▶ GOAL OF THE EXERCISE:
Each line that holds the word "chart" counts once; report how many lines do so and nothing else.

════════

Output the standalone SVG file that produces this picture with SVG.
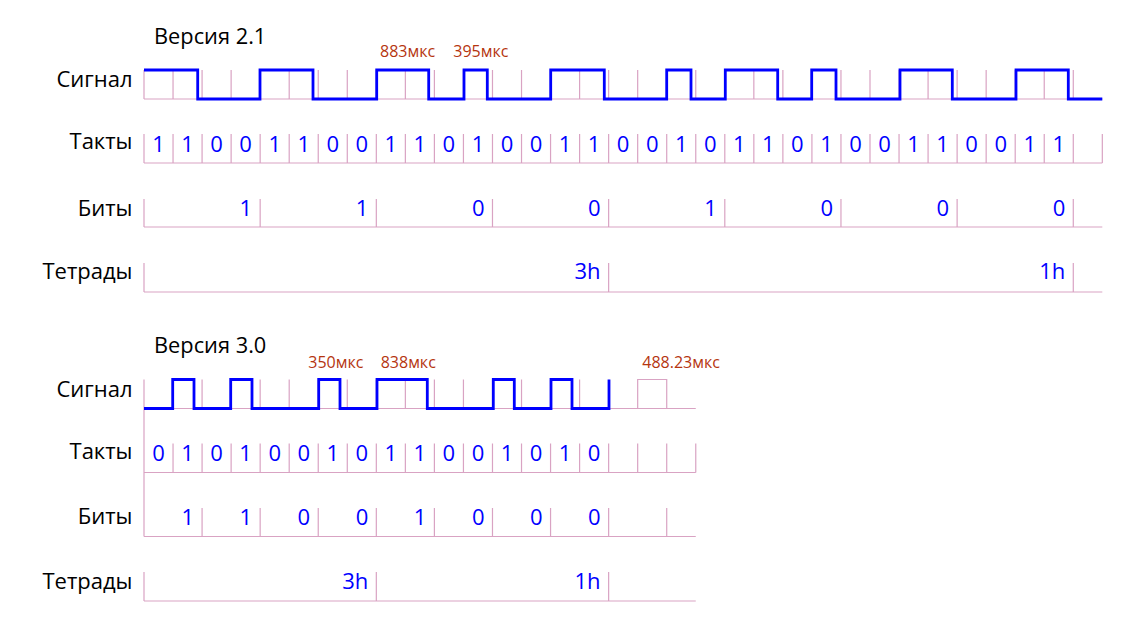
<svg xmlns="http://www.w3.org/2000/svg" width="1146" height="636" viewBox="0 0 1146 636">
<style>
.g{stroke:#d9a3c3;stroke-width:1.2;fill:none}
.sig{stroke:#0000ff;stroke-width:2.8;fill:none;stroke-linejoin:miter}
.t{font-family:"Open Sans","Liberation Sans",sans-serif;fill:#000}
.lbl{font-size:22px;text-anchor:end}
.ttl{font-size:21.8px}
.d{font-family:"Open Sans","Liberation Sans",sans-serif;font-size:22px;fill:#0000ff;text-anchor:middle}
.b{font-family:"Open Sans","Liberation Sans",sans-serif;font-size:22px;fill:#0000ff;text-anchor:end}
.r{font-family:"Open Sans","Liberation Sans",sans-serif;font-size:16px;fill:#b5350f}
</style>
<rect width="1146" height="636" fill="#fff"/>

<!-- ================= Version 2.1 ================= -->
<g id="v21">
<text class="t ttl" x="154" y="44">Версия 2.1</text>

<g id="v21-signal">
<text class="t lbl" x="132.5" y="87">Сигнал</text>
<path class="g" d="M144,99H1102.3M144,70V99M173.04,70V99M202.08,70V99M231.12,70V99M260.16,70V99M289.2,70V99M318.24,70V99M347.28,70V99M376.32,70V99M405.36,70V99M434.4,70V99M463.44,70V99M492.48,70V99M521.52,70V99M550.56,70V99M579.6,70V99M608.64,70V99M637.68,70V99M666.72,70V99M695.76,70V99M724.8,70V99M753.84,70V99M782.88,70V99M811.92,70V99M840.96,70V99M870,70V99M899.04,70V99M928.08,70V99M957.12,70V99M986.16,70V99M1015.2,70V99M1044.24,70V99M1073.28,70V99"/>
<path class="sig" d="M144,70H197.7V99H260V70H313V99H376.7V70H428.7V99H464V70H487.3V99H550.7V70H604.3V99H666.7V70H691V99H725.3V70H777.7V99H811.7V70H836V99H900V70H952.3V99H1016V70H1068.3V99H1102.3"/>
<text class="r" x="380" y="57">883мкс</text>
<text class="r" x="453.3" y="57">395мкс</text>
</g>

<g id="v21-takty">
<text class="t lbl" x="132.5" y="148.7">Такты</text>
<path class="g" d="M144,163H1102.3M144,134V163M173.04,134V163M202.08,134V163M231.12,134V163M260.16,134V163M289.2,134V163M318.24,134V163M347.28,134V163M376.32,134V163M405.36,134V163M434.4,134V163M463.44,134V163M492.48,134V163M521.52,134V163M550.56,134V163M579.6,134V163M608.64,134V163M637.68,134V163M666.72,134V163M695.76,134V163M724.8,134V163M753.84,134V163M782.88,134V163M811.92,134V163M840.96,134V163M870,134V163M899.04,134V163M928.08,134V163M957.12,134V163M986.16,134V163M1015.2,134V163M1044.24,134V163M1073.28,134V163M1102.32,134V163"/>
<text class="d" x="158.52" y="151.5">1</text>
<text class="d" x="187.56" y="151.5">1</text>
<text class="d" x="216.6" y="151.5">0</text>
<text class="d" x="245.64" y="151.5">0</text>
<text class="d" x="274.68" y="151.5">1</text>
<text class="d" x="303.72" y="151.5">1</text>
<text class="d" x="332.76" y="151.5">0</text>
<text class="d" x="361.8" y="151.5">0</text>
<text class="d" x="390.84" y="151.5">1</text>
<text class="d" x="419.88" y="151.5">1</text>
<text class="d" x="448.92" y="151.5">0</text>
<text class="d" x="477.96" y="151.5">1</text>
<text class="d" x="507" y="151.5">0</text>
<text class="d" x="536.04" y="151.5">0</text>
<text class="d" x="565.08" y="151.5">1</text>
<text class="d" x="594.12" y="151.5">1</text>
<text class="d" x="623.16" y="151.5">0</text>
<text class="d" x="652.2" y="151.5">0</text>
<text class="d" x="681.24" y="151.5">1</text>
<text class="d" x="710.28" y="151.5">0</text>
<text class="d" x="739.32" y="151.5">1</text>
<text class="d" x="768.36" y="151.5">1</text>
<text class="d" x="797.4" y="151.5">0</text>
<text class="d" x="826.44" y="151.5">1</text>
<text class="d" x="855.48" y="151.5">0</text>
<text class="d" x="884.52" y="151.5">0</text>
<text class="d" x="913.56" y="151.5">1</text>
<text class="d" x="942.6" y="151.5">1</text>
<text class="d" x="971.64" y="151.5">0</text>
<text class="d" x="1000.68" y="151.5">0</text>
<text class="d" x="1029.72" y="151.5">1</text>
<text class="d" x="1058.76" y="151.5">1</text>
</g>

<g id="v21-bity">
<text class="t lbl" x="132.5" y="216">Биты</text>
<path class="g" d="M144,227H1102.3M144,199V227M260.16,199V227M376.32,199V227M492.48,199V227M608.64,199V227M724.8,199V227M840.96,199V227M957.12,199V227M1073.28,199V227"/>
<text class="b" x="252.2" y="215.5">1</text>
<text class="b" x="368.3" y="215.5">1</text>
<text class="b" x="484.5" y="215.5">0</text>
<text class="b" x="600.6" y="215.5">0</text>
<text class="b" x="716.8" y="215.5">1</text>
<text class="b" x="833" y="215.5">0</text>
<text class="b" x="949.1" y="215.5">0</text>
<text class="b" x="1065.3" y="215.5">0</text>
</g>

<g id="v21-tetrady">
<text class="t lbl" x="132.5" y="279">Тетрады</text>
<path class="g" d="M144,292H1102.3M144,263V292M608.64,263V292M1073.28,263V292"/>
<text class="b" x="600.6" y="279.3">3h</text>
<text class="b" x="1065.3" y="279.3">1h</text>
</g>
</g>

<!-- ================= Version 3.0 ================= -->
<g id="v30">
<text class="t ttl" x="154" y="353">Версия 3.0</text>

<g id="v30-signal">
<text class="t lbl" x="132.5" y="397">Сигнал</text>
<path class="g" d="M144,408.5H695.76M144,379.5V536.5M173.04,379.5V408.5M202.08,379.5V408.5M231.12,379.5V408.5M260.16,379.5V408.5M289.2,379.5V408.5M318.24,379.5V408.5M347.28,379.5V408.5M376.32,379.5V408.5M405.36,379.5V408.5M434.4,379.5V408.5M463.44,379.5V408.5M492.48,379.5V408.5M521.52,379.5V408.5M550.56,379.5V408.5M579.6,379.5V408.5M637.68,408.5V379.5H666.72V408.5"/>
<path class="sig" d="M144,408.5H172.7V379.5H194V408.5H230.7V379.5H252V408.5H318.7V379.5H340V408.5H377V379.5H427.3V408.5H493.3V379.5H514.3V408.5H551V379.5H572V408.5H609V379.5"/>
<text class="r" x="308.3" y="367.5">350мкс</text>
<text class="r" x="380.7" y="367.5">838мкс</text>
<text class="r" x="642.3" y="367.5">488.23мкс</text>
</g>

<g id="v30-takty">
<text class="t lbl" x="132.5" y="458.5">Такты</text>
<path class="g" d="M144,472.5H695.76M173.04,443.5V472.5M202.08,443.5V472.5M231.12,443.5V472.5M260.16,443.5V472.5M289.2,443.5V472.5M318.24,443.5V472.5M347.28,443.5V472.5M376.32,443.5V472.5M405.36,443.5V472.5M434.4,443.5V472.5M463.44,443.5V472.5M492.48,443.5V472.5M521.52,443.5V472.5M550.56,443.5V472.5M579.6,443.5V472.5M608.64,443.5V472.5M637.68,443.5V472.5M666.72,443.5V472.5M695.76,443.5V472.5"/>
<text class="d" x="158.52" y="461">0</text>
<text class="d" x="187.56" y="461">1</text>
<text class="d" x="216.6" y="461">0</text>
<text class="d" x="245.64" y="461">1</text>
<text class="d" x="274.68" y="461">0</text>
<text class="d" x="303.72" y="461">0</text>
<text class="d" x="332.76" y="461">1</text>
<text class="d" x="361.8" y="461">0</text>
<text class="d" x="390.84" y="461">1</text>
<text class="d" x="419.88" y="461">1</text>
<text class="d" x="448.92" y="461">0</text>
<text class="d" x="477.96" y="461">0</text>
<text class="d" x="507" y="461">1</text>
<text class="d" x="536.04" y="461">0</text>
<text class="d" x="565.08" y="461">1</text>
<text class="d" x="594.12" y="461">0</text>
</g>

<g id="v30-bity">
<text class="t lbl" x="132.5" y="524">Биты</text>
<path class="g" d="M144,536.5H695.76M202.08,508V536.5M260.16,508V536.5M318.24,508V536.5M376.32,508V536.5M434.4,508V536.5M492.48,508V536.5M550.56,508V536.5M608.64,508V536.5M666.72,508V536.5"/>
<text class="b" x="194.1" y="525">1</text>
<text class="b" x="252.2" y="525">1</text>
<text class="b" x="310.2" y="525">0</text>
<text class="b" x="368.3" y="525">0</text>
<text class="b" x="426.4" y="525">1</text>
<text class="b" x="484.5" y="525">0</text>
<text class="b" x="542.6" y="525">0</text>
<text class="b" x="600.6" y="525">0</text>
</g>

<g id="v30-tetrady">
<text class="t lbl" x="132.5" y="588.5">Тетрады</text>
<path class="g" d="M144,601H695.76M144,572V601M376.32,572V601M608.64,572V601"/>
<text class="b" x="368.3" y="589.3">3h</text>
<text class="b" x="600.6" y="589.3">1h</text>
</g>
</g>

<g id="connectors"></g>
</svg>
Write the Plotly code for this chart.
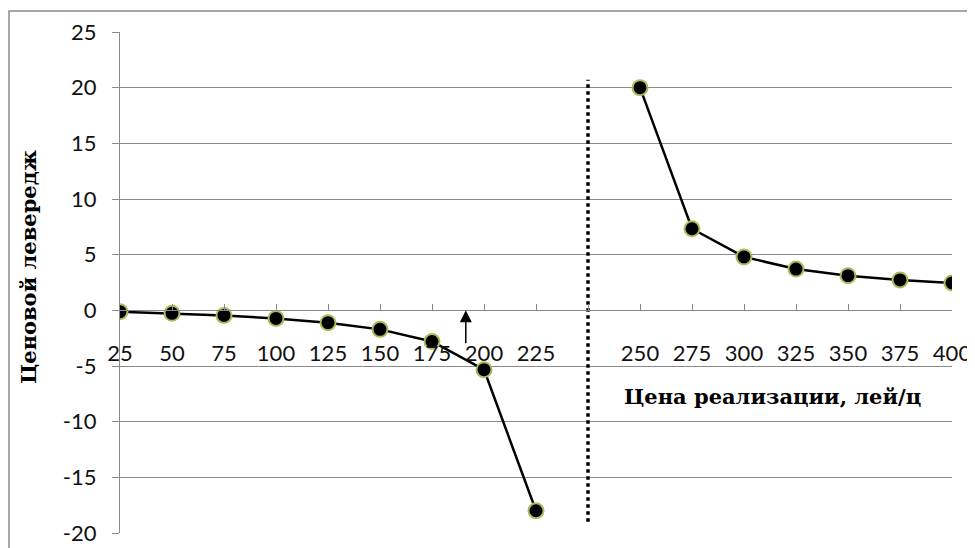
import plotly.graph_objects as go

# Categories (price, lei/q); the blank slot marks the break-even price
categories = ["25", "50", "75", "100", "125", "150", "175", "200", "225", "",
              "250", "275", "300", "325", "350", "375", "400"]
# Price leverage values (None = no point in that slot)
leverage = [-0.12, -0.27, -0.46, -0.73, -1.11, -1.71, -2.8, -5.33, -18.0, None,
            20.0, 7.33, 4.8, 3.71, 3.11, 2.73, 2.46]
y_ticks = [-20, -15, -10, -5, 0, 5, 10, 15, 20, 25]
y_tick_labels = ["-20", "-15", "-10", "-5", "0", "5", "10", "15", "20", "25"]
breakeven_line = [-19.0, 20.7]      # extent of dotted separator (y values)
arrow_pos = [6.65, -3.1, 0.0]       # x slot, y start, y end

idx = list(range(len(categories)))
sep_slot = categories.index("")

left_x = [i for i in idx if i < sep_slot]
right_x = [i for i in idx if i > sep_slot]

fig = go.Figure()
marker = dict(size=15, color="black", line=dict(color="#a9bd5c", width=2))
for xs in (left_x, right_x):
    fig.add_trace(go.Scatter(
        x=xs, y=[leverage[i] for i in xs], mode="lines+markers",
        line=dict(color="black", width=2.5), marker=marker,
        showlegend=False, hoverinfo="skip"))

# dotted vertical separator
fig.add_trace(go.Scatter(
    x=[sep_slot, sep_slot], y=breakeven_line, mode="lines",
    line=dict(color="black", width=3.5, dash="dot"),
    showlegend=False, hoverinfo="skip"))

ymin, ymax = y_ticks[0], y_ticks[-1]
zero_frac = (0 - ymin) / (ymax - ymin)

tickfont = dict(family="Lato", size=22, color="#111111")
titlefont = dict(family="DejaVu Serif", size=21, color="black")

fig.update_layout(
    width=967, height=540,
    margin=dict(l=112, r=23, t=24, b=15),
    paper_bgcolor="white", plot_bgcolor="white",
    xaxis=dict(
        range=[0, len(categories) - 1],
        tickvals=idx, ticktext=categories,
        showgrid=False, zeroline=False, automargin=False,
        showline=True, linecolor="#888888", linewidth=1.2,
        ticks="inside", ticklen=6, tickcolor="#888888",
        tickfont=tickfont, ticklabelstandoff=23,
        anchor="free", position=zero_frac,
    ),
    yaxis=dict(
        range=[ymin, ymax], tickvals=y_ticks, ticktext=y_tick_labels,
        showgrid=True, gridcolor="#8a8a8a", gridwidth=1.2,
        zeroline=False, automargin=False,
        showline=True, linecolor="#8a8a8a", linewidth=1.2,
        ticks="outside", ticklen=7, tickcolor="#8a8a8a",
        tickfont=tickfont, ticklabelstandoff=11,
    ),
)

fig.add_annotation(
    x=arrow_pos[0], y=arrow_pos[2], ax=arrow_pos[0], ay=arrow_pos[1],
    xref="x", yref="y", axref="x", ayref="y",
    showarrow=True, arrowhead=2, arrowsize=1.6, arrowwidth=1.5,
    arrowcolor="black", text="")

fig.add_annotation(
    text="<b>Ценовой левередж</b>", textangle=-90,
    xref="paper", yref="paper", x=(28 - 120) / 832, y=(533 - 267) / 501,
    showarrow=False, font=titlefont, xanchor="center", yanchor="middle")

fig.add_annotation(
    text="<b>Цена реализации, лей/ц</b>",
    xref="paper", yref="paper", x=(772 - 120) / 832, y=(533 - 397) / 501,
    showarrow=False, font=titlefont, xanchor="center", yanchor="middle")

# outer frame
fig.add_shape(type="rect", xref="paper", yref="paper",
              x0=(9 - 120) / 832, x1=(990 - 120) / 832,
              y0=-0.06, y1=1 + 21 / 501,
              line=dict(color="#8a8a8a", width=1.5), layer="below")

fig.write_html("out.html")
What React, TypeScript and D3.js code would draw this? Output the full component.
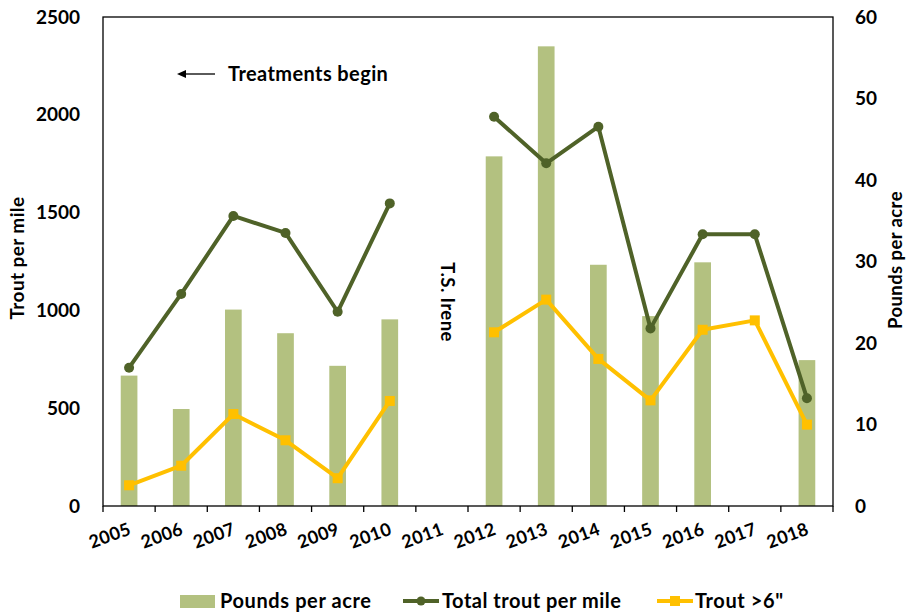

════════

▶ OUTPUT FOR THIS TASK:
1